La quasi-simultanéité des arrestations, toutes portant sur des délits de presse et ne constituant a priori aucune urgence, est un signal clair envoyé par le pouvoir, qui ne souffre plus aucune contestation.
Avec des arrestations dans des classes perçues comme privilégiées, Kais Saied offre du spectacle et capitalise sur les frustrations
Il s’agit de faire peur aux tenants d’un discours critique. De fait, le nombre d’espaces médiatiques traitant de politique s’est considérablement réduit. Des plateaux, comme ceux de Borhen Bssais, donnant pourtant la parole à des propagandistes du pouvoir, n’échappent pas à cette violente répression.
En presque trois ans de pouvoir personnel, Kais Saied a peu de résultats tangibles à offrir aux citoyens.

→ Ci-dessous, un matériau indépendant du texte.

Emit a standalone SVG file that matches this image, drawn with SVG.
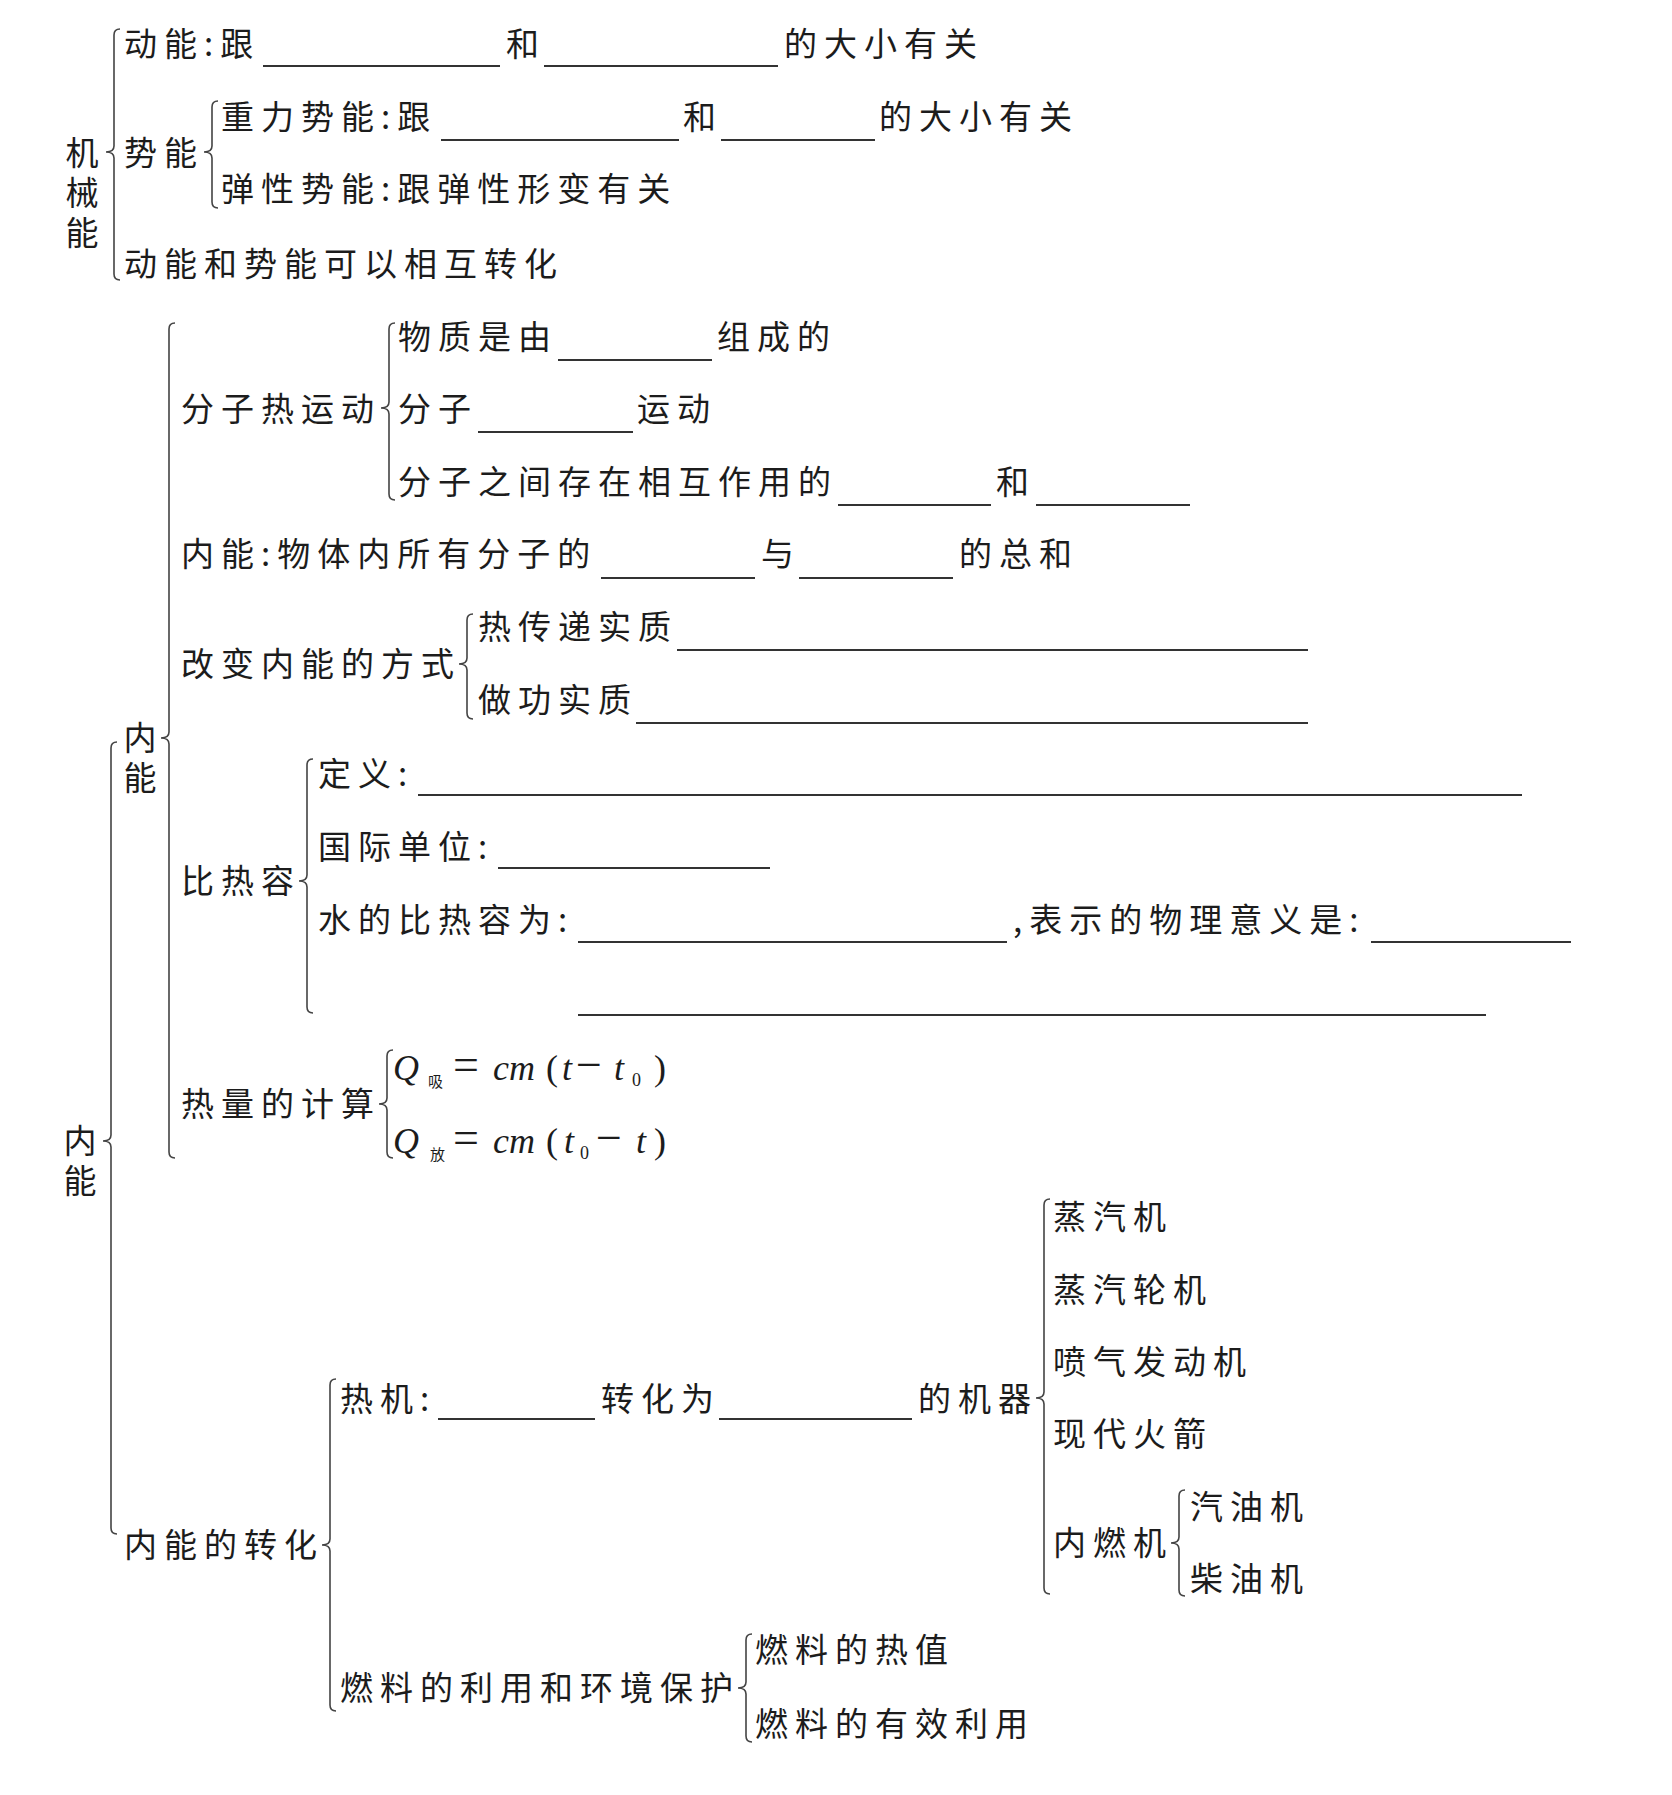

La situation économique reste difficile. Les accords passés avec l’Union européenne pour empêcher les départs vers la rive nord de la Méditerranée concentrent les migrants subsahariens en Tunisie.
Le président a alors recours à la tactique habituelle : multiplier les accusations de complots et la désignation de boucs émissaires. Avec des arrestations dans des classes perçues comme privilégiées (politiques, avocats, journalistes, hommes d’affaires…), il offre du spectacle et capitalise sur les frustrations.
Les dernières déclarations du présidents semblent indiquer sa crainte d’une élection qui ne lui garantirait pas de passer dès le premier tour.
C’est ce qui semble expliquer que la date de cette échéance électorale n’ait toujours pas été fixée, que certains de ses potentiels opposants (Abir Moussi, Issam Chebbi) soient toujours en prison et que des enquêtes en visent d’autres.
En agitant la peur et en visant les voix dissidentes, le régime assume de piétiner les libertés publiques. Compte tenu de l’important risque de poursuites qu’encourt Kais Saied en cas de départ de Carthage (des familles de prisonniers politiques envisagent plusieurs actions), son maintien au pouvoir devient une nécessité absolue.